**Exercise directions:** Only the lines between the line holding "Output the web" and the line holding "const points = xValues.map((x, i)", both of those included, should be copied exactly; drop the pictures.
### Dataset rows
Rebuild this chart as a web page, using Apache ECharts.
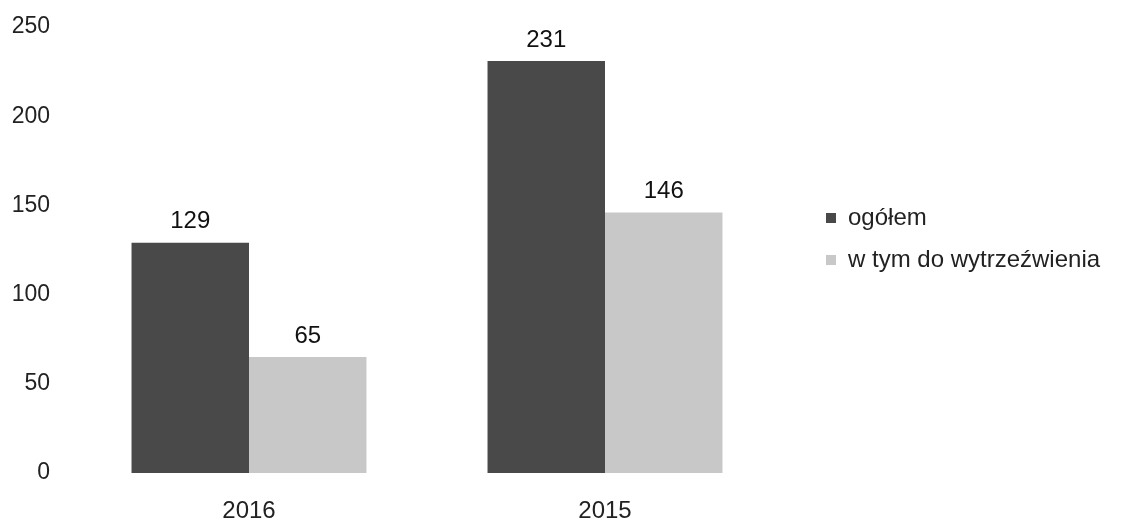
<!DOCTYPE html>
<html>
<head>
<meta charset="utf-8">
<script src="https://cdn.jsdelivr.net/npm/echarts@6/dist/echarts.min.js"></script>
<style>html,body{margin:0;padding:0;background:#fff;}#c{width:1132px;height:527px;}</style>
</head>
<body>
<div id="c"></div>
<script>
const categories = ['2016', '2015'];
const ogolem = [129, 231];
const doWytrzezwienia = [65, 146];
const seriesNames = ['ogółem', 'w tym do wytrzeźwienia'];

const chart = echarts.init(document.getElementById('c'), null, {renderer: 'canvas'});
const font = 'Liberation Sans, Arial, sans-serif';
chart.setOption({
  animation: false,
  backgroundColor: '#ffffff',
  grid: {left: 71, right: 349, top: 27, bottom: 54},
  legend: {
    orient: 'vertical',
    left: 821, top: 201,
    itemWidth: 10, itemHeight: 10, itemGap: 18,
    icon: 'rect',
    textStyle: {fontFamily: font, fontSize: 24, color: '#222', padding: [0, 0, 0, 7]},
    data: seriesNames
  },
  xAxis: {
    type: 'category',
    data: categories,
    axisLine: {show: false},
    axisTick: {show: false},
    axisLabel: {fontFamily: font, fontSize: 24, color: '#222', margin: 26}
  },
  yAxis: {
    type: 'value',
    min: 0, max: 250, interval: 50,
    axisLine: {show: false},
    axisTick: {show: false},
    splitLine: {show: false},
    axisLabel: {fontFamily: font, fontSize: 23, color: '#222', margin: 21}
  },
  series: [
    {
      name: seriesNames[0], type: 'bar', data: ogolem,
      barGap: '0%', barCategoryGap: '34%',
      itemStyle: {color: '#494949'},
      label: {show: true, position: 'top', distance: 9, fontFamily: font, fontSize: 24, color: '#111'}
    },
    {
      name: seriesNames[1], type: 'bar', data: doWytrzezwienia,
      barGap: '0%', barCategoryGap: '34%',
      itemStyle: {color: '#c8c8c8'},
      label: {show: true, position: 'top', distance: 9, fontFamily: font, fontSize: 24, color: '#111'}
    }
  ]
});
</script>
</body>
</html>
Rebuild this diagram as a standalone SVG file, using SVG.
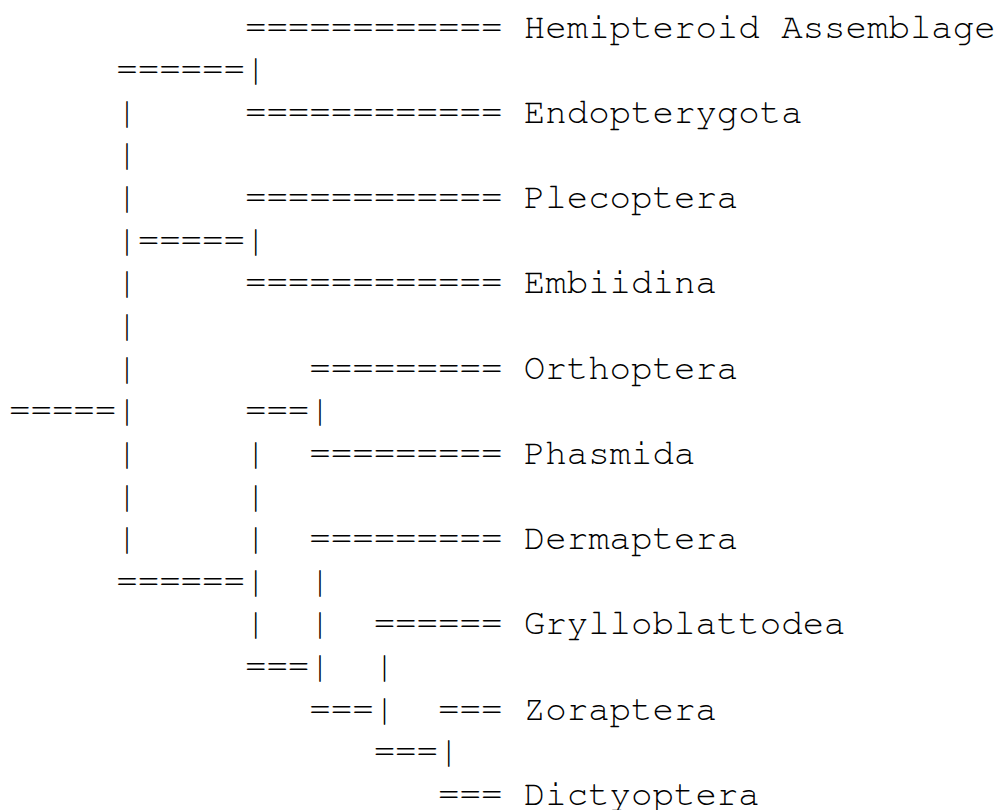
<svg xmlns="http://www.w3.org/2000/svg" width="1000" height="810" viewBox="0 0 1000 810">
<style>
text{font-family:"Nimbus Mono PS","Nimbus Mono L","FreeMono","Courier","Liberation Mono",monospace;font-size:35.75px;fill:#000}
</style>
<rect width="1000" height="810" fill="#fff"/>
<g id="connectors">
<text x="244.95" y="37.5">============</text>
<text x="116.25" y="80.14">======|</text>
<text x="116.25" y="122.78">|</text><text x="244.95" y="122.78">============</text>
<text x="116.25" y="165.42">|</text>
<text x="116.25" y="208.06">|</text><text x="244.95" y="208.06">============</text>
<text x="116.25" y="250.7">|=====|</text>
<text x="116.25" y="293.34">|</text><text x="244.95" y="293.34">============</text>
<text x="116.25" y="335.98">|</text>
<text x="116.25" y="378.62">|</text><text x="309.3" y="378.62">=========</text>
<text x="9" y="421.26">=====|</text><text x="244.95" y="421.26">===|</text>
<text x="116.25" y="463.9">|</text><text x="244.95" y="463.9">|</text><text x="309.3" y="463.9">=========</text>
<text x="116.25" y="506.54">|</text><text x="244.95" y="506.54">|</text>
<text x="116.25" y="549.18">|</text><text x="244.95" y="549.18">|</text><text x="309.3" y="549.18">=========</text>
<text x="116.25" y="591.82">======|</text><text x="309.3" y="591.82">|</text>
<text x="244.95" y="634.46">|</text><text x="309.3" y="634.46">|</text><text x="373.65" y="634.46">======</text>
<text x="244.95" y="677.1">===|</text><text x="373.65" y="677.1">|</text>
<text x="309.3" y="719.74">===|</text><text x="438" y="719.74">===</text>
<text x="373.65" y="762.38">===|</text>
<text x="438" y="805">===</text>
</g>
<g id="hemipteroid"><text x="523.8" y="37.5">Hemipteroid Assemblage</text></g>
<g id="endopterygota"><text x="523.8" y="122.78">Endopterygota</text></g>
<g id="plecoptera"><text x="523.8" y="208.06">Plecoptera</text></g>
<g id="embiidina"><text x="523.8" y="293.34">Embiidina</text></g>
<g id="orthoptera"><text x="523.8" y="378.62">Orthoptera</text></g>
<g id="phasmida"><text x="523.8" y="463.9">Phasmida</text></g>
<g id="dermaptera"><text x="523.8" y="549.18">Dermaptera</text></g>
<g id="grylloblattodea"><text x="523.8" y="634.46">Grylloblattodea</text></g>
<g id="zoraptera"><text x="523.8" y="719.74">Zoraptera</text></g>
<g id="dictyoptera"><text x="523.8" y="805">Dictyoptera</text></g>
</svg>
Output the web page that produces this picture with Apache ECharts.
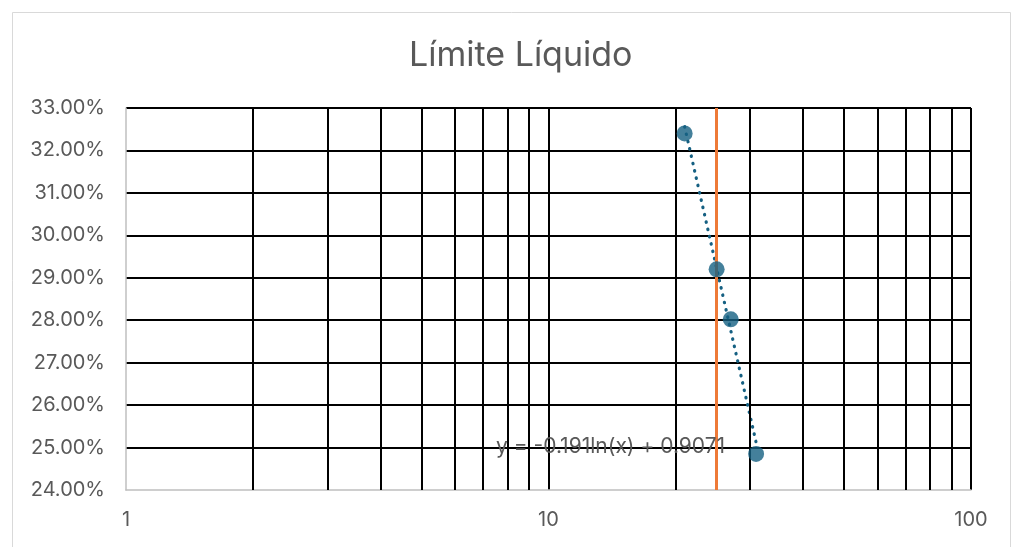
<!DOCTYPE html>
<html><head><meta charset="utf-8">
<script src="https://cdn.jsdelivr.net/npm/echarts@6/dist/echarts.min.js"></script>
<style>html,body{margin:0;padding:0;background:#fff}#c{width:1011px;height:547px}</style>
</head><body><div id="c"></div>
<script>
const titleText = 'Límite Líquido';
const xValues = [21, 25, 27, 31];
const yValues = [32.40, 29.20, 28.02, 24.85];
const refLineX = 25;
const trendA = -0.191, trendB = 0.9071;
const trendLabel = 'y = -0.191ln(x) + 0.9071';
const minorGridX = [2, 3, 4, 5, 6, 7, 8, 9, 20, 30, 40, 50, 60, 70, 80, 90];
const yMin = 24, yMax = 33, yStep = 1;
const xMin = 1, xMax = 100;

const FONT = 'Inter, "Open Sans", sans-serif';
const xLo = Math.min(...xValues), xHi = Math.max(...xValues);
const trendData = [xLo, xHi].map(x => [x, (trendA * Math.log(x) + trendB) * 100]);
const points = xValues.map((x, i) => [x, yValues[i]]);

const chart = echarts.init(document.getElementById('c'), null, {renderer: 'canvas'});
chart.setOption({
  animation: false,
  backgroundColor: '#fff',
  title: {text: titleText, left: 404, top: 34,
    textStyle: {fontFamily: FONT, fontSize: 34, fontWeight: 'normal', color: '#595959'}},
  grid: {left: 126, right: 40, top: 108, bottom: 57, containLabel: false},
  xAxis: {type: 'log', logBase: 10, min: xMin, max: xMax,
    axisLine: {show: true, lineStyle: {color: '#bfbfbf', width: 1.5}},
    axisTick: {show: false},
    axisLabel: {fontFamily: FONT, fontSize: 20, color: '#595959', margin: 20},
    splitLine: {show: true, showMinLine: false, lineStyle: {color: '#000', width: 2}}},
  yAxis: {type: 'value', min: yMin, max: yMax, interval: yStep,
    axisLine: {show: true, lineStyle: {color: '#bfbfbf', width: 1.5}},
    axisTick: {show: false},
    axisLabel: {fontFamily: FONT, fontSize: 20, color: '#595959', margin: 21,
      formatter: v => v.toFixed(2) + '%'},
    splitLine: {show: true, showMinLine: false, lineStyle: {color: '#000', width: 2}}},
  series: [
    {type: 'line', data: [], silent: true,
      markLine: {silent: true, symbol: 'none', label: {show: false},
        lineStyle: {color: '#000', width: 2, type: 'solid'},
        data: minorGridX.map(x => ({xAxis: x}))}},
    {type: 'line', data: [], silent: true, z: 3,
      markLine: {silent: true, symbol: 'none', label: {show: false},
        lineStyle: {color: '#EE7A38', width: 3, type: 'solid'},
        data: [{xAxis: refLineX}]}},
    {type: 'line', data: trendData, showSymbol: false, z: 4,
      lineStyle: {color: '#156082', width: 3.2, type: [0.5, 7], cap: 'round'}},
    {type: 'scatter', data: points, symbol: 'circle', symbolSize: 16, z: 5,
      itemStyle: {color: '#156082'}}
  ],
  graphic: [
    {type: 'rect', left: 10, top: 10, shape: {width: 998, height: 540},
      style: {fill: 'none', stroke: '#d9d9d9', lineWidth: 1}, silent: true},
    {type: 'text', left: 496, top: 436, z: 10,
      style: {text: trendLabel, fontFamily: FONT, fontSize: 21, fill: '#595959'}}
  ]
});
</script></body></html>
######
**Result of the task:**
Output the web page that produces this picture with Apache ECharts.
<!DOCTYPE html>
<html><head><meta charset="utf-8">
<script src="https://cdn.jsdelivr.net/npm/echarts@6/dist/echarts.min.js"></script>
<style>html,body{margin:0;padding:0;background:#fff}#c{width:1011px;height:547px}</style>
</head><body><div id="c"></div>
<script>
const titleText = 'Límite Líquido';
const xValues = [21, 25, 27, 31];
const yValues = [32.40, 29.20, 28.02, 24.85];
const refLineX = 25;
const trendA = -0.191, trendB = 0.9071;
const trendLabel = 'y = -0.191ln(x) + 0.9071';
const minorGridX = [2, 3, 4, 5, 6, 7, 8, 9, 20, 30, 40, 50, 60, 70, 80, 90];
const yMin = 24, yMax = 33, yStep = 1;
const xMin = 1, xMax = 100;

const FONT = 'Inter, "Open Sans", sans-serif';
const xLo = Math.min(...xValues), xHi = Math.max(...xValues);
const trendData = [xLo, xHi].map(x => [x, (trendA * Math.log(x) + trendB) * 100]);
const points = xValues.map((x, i) => [x, yValues[i]]);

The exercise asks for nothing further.